After hitting a key ceiling of resistance yesterday, mortgage bonds dropped lower. The drop continued this morning and still has some room to fall. This drop in pricing, which pushes mortgage rates higher, was anticipated in yesterday’s market update. We were at the top of a trading channel which makes a move lower likely. We are still within the upward trading channel, so this move is not yet overly concerning. With this being the week of November’s job growth being reported, volatility will certainly be higher. Many bond investors will be taking their chips off the table before the reports start coming in order to avoid potential market losses if the reports are stronger than expected. We will receive the initial reading tomorrow when ADP releases their estimates, followed by Friday’s more significant report to be released by the Bureau of Labor Statistics.
Federal Reserve Vice Chair, Stanley Fisher, spooked the markets this morning by sparking fear of inflation and a Fed Funds rate hike. He said that there is a significant chance of wage pressured inflation to pick up and that continued labor market improvement and just “some signs” that inflation is beginning to stir would be enough for the U.S. Central Bank to move short term interest rates higher. He went on to say that once lift off occurred, meaning that they start to hike rates, that rates will continue to move higher. Now with knowing Mr. Fisher’s past predictions on inflation and his overly “hawkish” views for the past four years, his comments must be taken with a grain of salt. He has completely missed the mark in his prior forecasts. However, we will be looking for any signs of wage based inflation in Friday’s BLS Jobs Report.

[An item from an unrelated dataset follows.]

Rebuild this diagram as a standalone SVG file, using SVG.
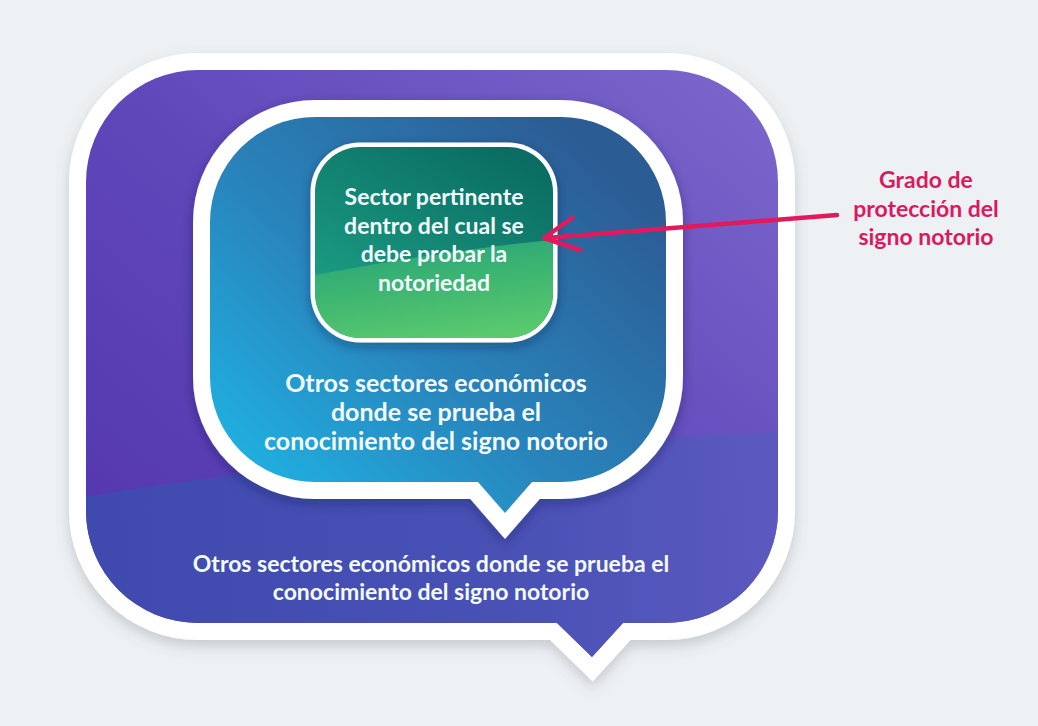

With the stock market climbing today, mortgage bonds will likely continue to be pressured lower. We will maintain our locking bias as a result. Further, with volatility likely increasing as we move into the reports on the health of the job market, we feel there is more risk in floating. Unless other factors show the potential to move the bond market higher, we will maintain our locking bias through the jobs reports on Friday morning.